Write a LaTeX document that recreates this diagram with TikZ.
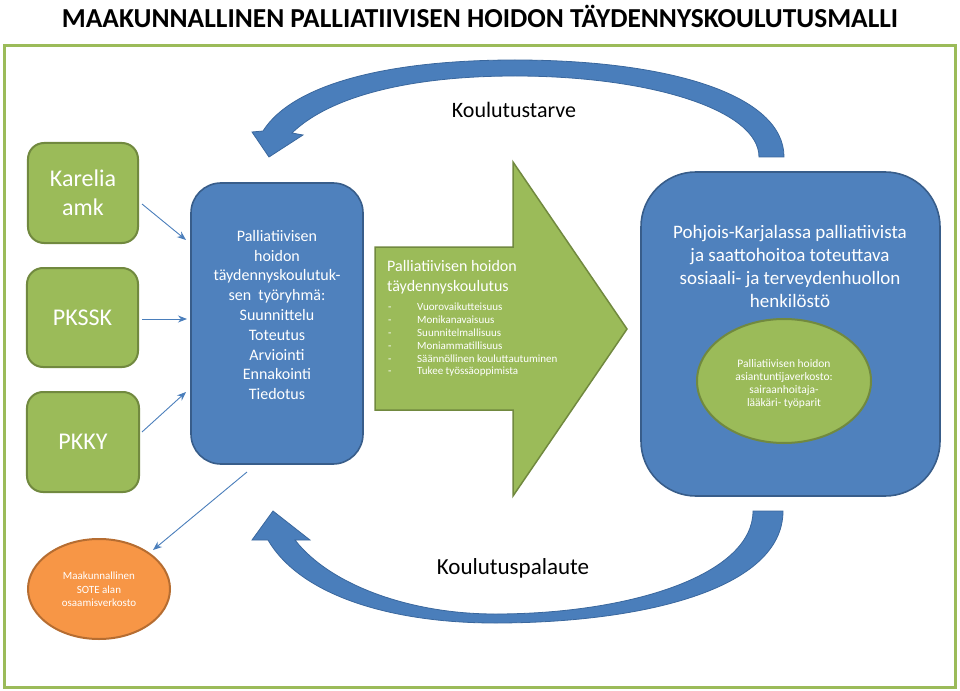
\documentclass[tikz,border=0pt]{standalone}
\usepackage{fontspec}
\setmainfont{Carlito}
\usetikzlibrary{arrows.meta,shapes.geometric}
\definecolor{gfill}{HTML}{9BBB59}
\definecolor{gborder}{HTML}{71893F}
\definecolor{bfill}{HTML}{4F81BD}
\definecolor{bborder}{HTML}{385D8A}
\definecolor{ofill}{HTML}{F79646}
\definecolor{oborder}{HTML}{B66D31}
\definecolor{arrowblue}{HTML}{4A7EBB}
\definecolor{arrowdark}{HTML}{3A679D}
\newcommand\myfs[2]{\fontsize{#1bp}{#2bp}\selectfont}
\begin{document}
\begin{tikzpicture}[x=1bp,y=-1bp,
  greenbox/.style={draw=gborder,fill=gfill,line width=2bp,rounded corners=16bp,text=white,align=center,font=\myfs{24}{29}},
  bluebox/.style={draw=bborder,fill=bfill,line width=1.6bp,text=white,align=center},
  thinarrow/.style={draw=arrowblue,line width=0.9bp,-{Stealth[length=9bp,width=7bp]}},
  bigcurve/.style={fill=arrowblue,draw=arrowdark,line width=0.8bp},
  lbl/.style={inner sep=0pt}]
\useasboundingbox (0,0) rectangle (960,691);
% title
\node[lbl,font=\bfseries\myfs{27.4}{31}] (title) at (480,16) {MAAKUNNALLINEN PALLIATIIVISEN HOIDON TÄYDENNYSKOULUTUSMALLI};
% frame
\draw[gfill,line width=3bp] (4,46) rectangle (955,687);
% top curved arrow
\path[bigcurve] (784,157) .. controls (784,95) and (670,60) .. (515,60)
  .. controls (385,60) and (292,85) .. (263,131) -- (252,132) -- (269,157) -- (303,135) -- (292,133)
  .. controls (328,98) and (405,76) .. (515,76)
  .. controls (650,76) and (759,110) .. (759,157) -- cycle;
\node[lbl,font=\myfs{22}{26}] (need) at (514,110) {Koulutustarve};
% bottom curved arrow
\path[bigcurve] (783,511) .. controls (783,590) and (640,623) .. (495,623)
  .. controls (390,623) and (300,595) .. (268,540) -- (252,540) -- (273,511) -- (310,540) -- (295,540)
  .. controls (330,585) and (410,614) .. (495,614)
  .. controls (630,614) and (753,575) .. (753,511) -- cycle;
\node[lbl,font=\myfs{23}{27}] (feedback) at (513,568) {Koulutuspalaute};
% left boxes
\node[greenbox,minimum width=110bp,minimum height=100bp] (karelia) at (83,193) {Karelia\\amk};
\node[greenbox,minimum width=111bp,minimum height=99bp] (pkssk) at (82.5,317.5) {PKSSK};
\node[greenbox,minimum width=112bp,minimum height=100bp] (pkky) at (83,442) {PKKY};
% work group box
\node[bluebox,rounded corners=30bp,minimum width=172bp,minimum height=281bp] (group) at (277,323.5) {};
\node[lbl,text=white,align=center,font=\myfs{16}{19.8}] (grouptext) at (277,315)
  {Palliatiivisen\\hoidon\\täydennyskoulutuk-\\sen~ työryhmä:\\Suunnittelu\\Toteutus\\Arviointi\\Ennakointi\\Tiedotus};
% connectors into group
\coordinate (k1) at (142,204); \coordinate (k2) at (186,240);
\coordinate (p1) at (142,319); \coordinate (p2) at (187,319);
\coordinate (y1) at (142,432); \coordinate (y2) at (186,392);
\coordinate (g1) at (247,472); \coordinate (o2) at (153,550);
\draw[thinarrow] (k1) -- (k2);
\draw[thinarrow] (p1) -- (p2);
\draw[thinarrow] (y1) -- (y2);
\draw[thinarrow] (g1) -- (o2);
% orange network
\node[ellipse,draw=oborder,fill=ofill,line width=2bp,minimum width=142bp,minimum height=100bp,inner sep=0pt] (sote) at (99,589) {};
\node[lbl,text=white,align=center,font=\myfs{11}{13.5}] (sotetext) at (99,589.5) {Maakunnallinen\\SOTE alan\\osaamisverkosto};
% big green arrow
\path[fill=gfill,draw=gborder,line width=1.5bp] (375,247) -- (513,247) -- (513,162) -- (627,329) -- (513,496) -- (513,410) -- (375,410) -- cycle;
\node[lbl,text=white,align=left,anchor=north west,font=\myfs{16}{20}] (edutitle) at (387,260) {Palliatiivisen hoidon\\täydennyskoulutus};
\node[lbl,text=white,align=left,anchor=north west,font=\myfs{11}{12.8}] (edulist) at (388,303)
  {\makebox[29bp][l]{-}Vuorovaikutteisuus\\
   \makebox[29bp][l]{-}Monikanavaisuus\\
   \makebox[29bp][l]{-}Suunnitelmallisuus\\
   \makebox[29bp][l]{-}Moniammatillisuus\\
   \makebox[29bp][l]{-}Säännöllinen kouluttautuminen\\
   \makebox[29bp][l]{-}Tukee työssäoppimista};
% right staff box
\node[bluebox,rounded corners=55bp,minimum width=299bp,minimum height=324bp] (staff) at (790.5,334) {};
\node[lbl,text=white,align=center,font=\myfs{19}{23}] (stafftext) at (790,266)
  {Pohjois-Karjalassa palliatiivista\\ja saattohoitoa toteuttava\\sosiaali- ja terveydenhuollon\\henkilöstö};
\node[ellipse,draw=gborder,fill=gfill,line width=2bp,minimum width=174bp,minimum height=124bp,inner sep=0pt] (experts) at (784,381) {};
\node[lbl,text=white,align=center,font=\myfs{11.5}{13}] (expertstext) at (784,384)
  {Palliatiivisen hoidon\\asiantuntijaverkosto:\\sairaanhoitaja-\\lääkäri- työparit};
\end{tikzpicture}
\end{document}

━━━━━━━━

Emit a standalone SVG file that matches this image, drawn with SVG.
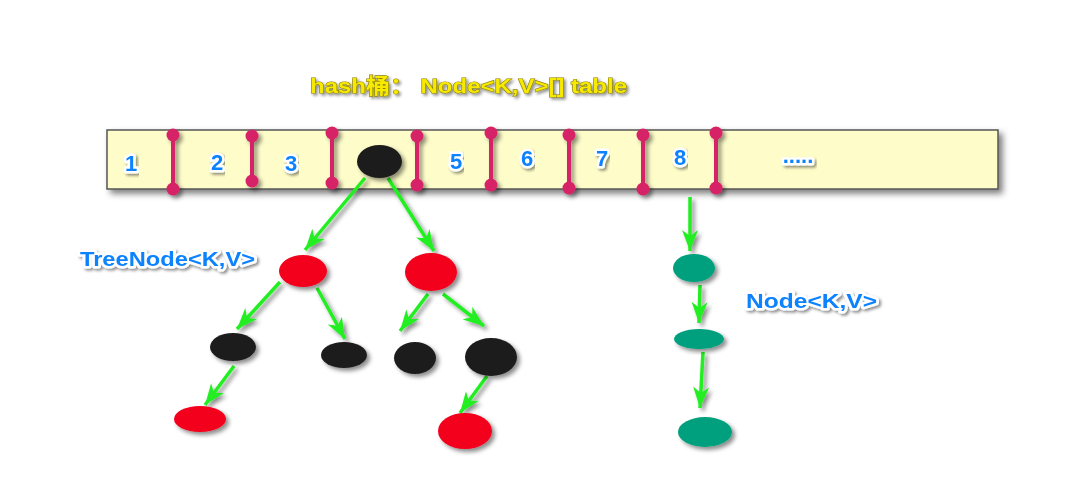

━━━━━━━━

**Your instructions:** Look for lines containing the string "that" and copy them all.

**Exercise result:**
Write a LaTeX document that recreates this diagram with TikZ.
Emit a standalone SVG file that matches this image, drawn with SVG.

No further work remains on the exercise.